Merci de ta prompte réponse 

Chandelle


----------



## raphaelenka

De rien.
Moi, j'utilise souvent la tournure: je t'envoie le dossier en pièce jointe


----------



## Kmyyy

Alors moi, je simplifie encore plus. Pour ne pas utiliser de pronoms personnels, je dis "Ci-joint le document... bla bla" 
D'après moi, c'est le plus simple.


----------



## sbc

Est-ce qu'on peut dire: "Je te donne une copie de l'annonce en tant que pièce jointe"?

Car si non.... Oups..

(Je n'ai jamais entendue fichier ajoutée non plus mais ça ne dit pas grand chose)


----------



## FrançoisXV

Dans un contexte de messagerie electronique: le fichier joint, ou le fichier attaché. Pour un courrier "papier" ce qui précède est parfait.


----------



## Samsara

FrançoisXV said:


> Dans un contexte de messagerie electronique: le fichier joint, ou le fichier attaché.
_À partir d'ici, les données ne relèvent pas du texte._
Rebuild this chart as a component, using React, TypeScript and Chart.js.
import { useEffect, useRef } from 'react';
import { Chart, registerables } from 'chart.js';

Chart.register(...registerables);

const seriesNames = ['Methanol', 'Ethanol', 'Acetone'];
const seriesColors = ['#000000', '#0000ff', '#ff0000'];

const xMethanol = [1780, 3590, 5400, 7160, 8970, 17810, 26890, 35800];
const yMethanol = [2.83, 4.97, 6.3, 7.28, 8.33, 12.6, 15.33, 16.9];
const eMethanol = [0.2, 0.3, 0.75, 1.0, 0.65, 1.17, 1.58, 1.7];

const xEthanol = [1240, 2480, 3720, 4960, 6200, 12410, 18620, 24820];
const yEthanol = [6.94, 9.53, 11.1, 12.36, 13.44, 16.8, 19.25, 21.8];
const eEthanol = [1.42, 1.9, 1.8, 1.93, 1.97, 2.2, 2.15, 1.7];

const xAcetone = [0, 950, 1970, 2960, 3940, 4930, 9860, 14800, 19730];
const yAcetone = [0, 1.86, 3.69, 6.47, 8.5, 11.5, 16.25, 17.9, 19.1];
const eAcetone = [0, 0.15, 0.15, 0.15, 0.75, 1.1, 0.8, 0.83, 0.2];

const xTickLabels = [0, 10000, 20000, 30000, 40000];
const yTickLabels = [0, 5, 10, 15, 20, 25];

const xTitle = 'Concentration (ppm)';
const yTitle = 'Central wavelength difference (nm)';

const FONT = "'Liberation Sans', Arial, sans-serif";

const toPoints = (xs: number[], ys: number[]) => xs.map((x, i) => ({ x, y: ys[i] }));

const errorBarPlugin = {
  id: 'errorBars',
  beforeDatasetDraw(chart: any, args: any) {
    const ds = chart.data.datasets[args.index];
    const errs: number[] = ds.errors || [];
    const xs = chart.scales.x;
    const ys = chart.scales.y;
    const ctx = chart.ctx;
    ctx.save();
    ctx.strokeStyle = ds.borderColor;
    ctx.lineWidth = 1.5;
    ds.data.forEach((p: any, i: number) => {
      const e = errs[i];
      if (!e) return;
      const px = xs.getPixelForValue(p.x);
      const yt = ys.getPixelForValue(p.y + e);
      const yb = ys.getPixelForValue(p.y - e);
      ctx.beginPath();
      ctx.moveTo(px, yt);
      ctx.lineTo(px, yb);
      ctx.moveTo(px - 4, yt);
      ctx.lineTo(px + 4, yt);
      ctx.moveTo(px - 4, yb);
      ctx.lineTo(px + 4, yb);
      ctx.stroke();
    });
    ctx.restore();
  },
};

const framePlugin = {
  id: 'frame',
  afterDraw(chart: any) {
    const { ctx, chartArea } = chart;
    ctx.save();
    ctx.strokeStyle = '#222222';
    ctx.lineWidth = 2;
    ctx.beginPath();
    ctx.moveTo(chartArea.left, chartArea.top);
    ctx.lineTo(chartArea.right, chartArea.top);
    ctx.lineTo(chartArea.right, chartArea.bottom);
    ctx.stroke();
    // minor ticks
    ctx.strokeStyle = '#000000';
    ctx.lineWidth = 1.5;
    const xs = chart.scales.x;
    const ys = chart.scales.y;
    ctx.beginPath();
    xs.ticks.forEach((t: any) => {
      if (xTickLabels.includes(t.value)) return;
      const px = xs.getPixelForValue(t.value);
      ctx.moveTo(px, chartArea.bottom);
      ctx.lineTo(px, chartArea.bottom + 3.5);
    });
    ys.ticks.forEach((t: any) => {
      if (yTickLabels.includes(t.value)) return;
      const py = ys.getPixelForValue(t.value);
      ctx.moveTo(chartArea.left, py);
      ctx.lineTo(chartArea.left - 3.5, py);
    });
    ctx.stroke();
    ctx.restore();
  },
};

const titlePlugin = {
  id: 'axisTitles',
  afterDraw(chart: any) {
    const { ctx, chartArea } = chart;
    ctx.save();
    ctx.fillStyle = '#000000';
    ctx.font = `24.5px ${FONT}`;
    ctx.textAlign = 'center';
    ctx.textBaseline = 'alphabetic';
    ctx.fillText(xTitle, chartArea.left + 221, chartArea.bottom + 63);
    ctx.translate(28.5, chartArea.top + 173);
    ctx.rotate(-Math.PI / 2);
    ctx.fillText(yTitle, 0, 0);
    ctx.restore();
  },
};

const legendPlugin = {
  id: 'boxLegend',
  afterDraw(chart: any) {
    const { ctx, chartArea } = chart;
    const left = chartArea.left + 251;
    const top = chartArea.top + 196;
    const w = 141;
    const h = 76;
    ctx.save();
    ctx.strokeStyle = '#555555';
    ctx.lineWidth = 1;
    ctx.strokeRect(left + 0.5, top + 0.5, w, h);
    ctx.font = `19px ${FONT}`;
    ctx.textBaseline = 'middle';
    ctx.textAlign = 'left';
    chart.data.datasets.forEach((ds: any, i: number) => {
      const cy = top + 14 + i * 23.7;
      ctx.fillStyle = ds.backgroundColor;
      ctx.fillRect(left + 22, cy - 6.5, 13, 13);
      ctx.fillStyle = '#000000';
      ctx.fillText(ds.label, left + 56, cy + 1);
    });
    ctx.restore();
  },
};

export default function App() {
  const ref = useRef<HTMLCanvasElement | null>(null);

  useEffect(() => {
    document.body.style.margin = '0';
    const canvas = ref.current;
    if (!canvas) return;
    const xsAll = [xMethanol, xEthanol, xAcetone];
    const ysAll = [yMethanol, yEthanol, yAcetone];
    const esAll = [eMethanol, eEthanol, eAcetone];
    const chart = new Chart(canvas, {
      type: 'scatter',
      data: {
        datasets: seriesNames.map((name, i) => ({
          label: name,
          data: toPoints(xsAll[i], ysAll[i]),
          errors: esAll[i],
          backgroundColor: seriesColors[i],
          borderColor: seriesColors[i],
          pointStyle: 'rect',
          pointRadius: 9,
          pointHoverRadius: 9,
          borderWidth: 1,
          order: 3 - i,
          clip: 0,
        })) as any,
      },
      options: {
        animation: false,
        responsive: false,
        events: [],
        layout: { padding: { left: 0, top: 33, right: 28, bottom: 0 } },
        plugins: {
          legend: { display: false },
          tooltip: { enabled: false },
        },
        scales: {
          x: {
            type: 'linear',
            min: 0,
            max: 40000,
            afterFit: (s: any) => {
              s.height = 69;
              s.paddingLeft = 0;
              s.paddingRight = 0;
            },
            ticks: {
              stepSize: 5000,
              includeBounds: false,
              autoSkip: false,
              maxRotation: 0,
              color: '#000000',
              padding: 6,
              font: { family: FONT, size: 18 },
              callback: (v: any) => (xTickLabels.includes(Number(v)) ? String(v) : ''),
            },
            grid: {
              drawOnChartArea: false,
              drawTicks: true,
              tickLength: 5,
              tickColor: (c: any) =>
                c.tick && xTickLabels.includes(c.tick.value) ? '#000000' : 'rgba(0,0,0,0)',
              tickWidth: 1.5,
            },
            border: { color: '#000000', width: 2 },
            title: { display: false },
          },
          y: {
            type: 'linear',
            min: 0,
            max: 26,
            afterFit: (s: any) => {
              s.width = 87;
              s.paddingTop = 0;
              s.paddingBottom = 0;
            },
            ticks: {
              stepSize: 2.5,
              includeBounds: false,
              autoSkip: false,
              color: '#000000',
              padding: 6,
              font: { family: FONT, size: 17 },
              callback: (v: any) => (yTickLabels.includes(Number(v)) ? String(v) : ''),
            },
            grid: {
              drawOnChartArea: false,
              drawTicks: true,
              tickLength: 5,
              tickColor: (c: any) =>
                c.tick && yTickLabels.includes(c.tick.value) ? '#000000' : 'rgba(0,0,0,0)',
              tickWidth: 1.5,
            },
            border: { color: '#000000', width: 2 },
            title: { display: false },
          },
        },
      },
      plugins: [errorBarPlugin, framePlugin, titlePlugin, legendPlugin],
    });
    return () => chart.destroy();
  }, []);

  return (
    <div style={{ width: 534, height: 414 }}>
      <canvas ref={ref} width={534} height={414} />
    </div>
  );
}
Pour un courrier "papier" ce qui précède est parfait.


Pour un courrier ''papier'', on dira :
"Veuillez trouver ci-joint mon CV ".
"Tu trouveras ci-joint le document nécessaire pour ta demande de mutation."


----------



## Chandelle

Merci beaucoup de vos réponses
Finalement j'ai laissé : " Tu trouveras ci-joint une copie de l'annonce paru ... " 
Il vous semble une bonne formule ?


----------



## tie-break

Oui tout à fait, moi je mettrais aussi deux virgules: l'une juste avant le mot "ci-joint" et l'autre juste après.


----------



## IsaSol

Juste un ajout:
Je trouve comme Raphael, que le plus utilisé est la formule: *en pièce* *jointe*, ou *en PJ*.
_Je t'envoie en PJ...ceci cela..!_
Salut.


----------



## Agnès E.

Chandelle said:


> Merci beaucoup de vos réponses
> Finalement j'ai laissé : " Tu trouveras ci-joint une copie de l'annonce paru ... "
> Il vous semble une bonne formule ?


La règle est la suivante :

*Ci-joint placé entre deux virgules devient un adverbe* et demeure donc invariable (_tu trouveras, ci-joint, une copie de l'annonce_ ...).
*Ci-joint non séparé par une virgule de ce qu'il qualifie devient un adjectif* qui doit s'accorder (_tu trouveras ci-jointe une copie de l'annonce_ ...)


----------



## Chandelle

Je vous remercie de votre précieuse collaboration.

Merci Agnès pour la transcription de la règle ;-)

Bonne soirée !


----------



## raphaelenka

Agnès E. 

vous êtes sûre? moi il me semblait que cela dépendait si le substantif se trouve devant ou derrière "ci-joint":
la lettre ci-jointe est longue
je t'envoie une lettre ci-joint qui est longue


----------



## Agnès E.

C'est ainsi que je l'ai apprise (dans mon jeune temps !  ) de ma prof de français.


----------



## Lisory

Bonsoir,

Il me semble que c'est encore plus compliqué:

- Vous trouverez ci-joint copie du compte rendu
- Vous trouverez ci-joint(e) LA copie du compte rendu

*ci-joint *est toujours invariable en tête de phrase ou devant un nom sans article, ni démonstratif, ni possessif, ni numéral.

Il peut varier ou rester invariable dans les autres cas (cf.Nouveau Dictionnaire du Français moderne, Hanse, p.674 sq.)

Ca aide !


----------



## Chandelle

Merci tous de votre collaboration.


----------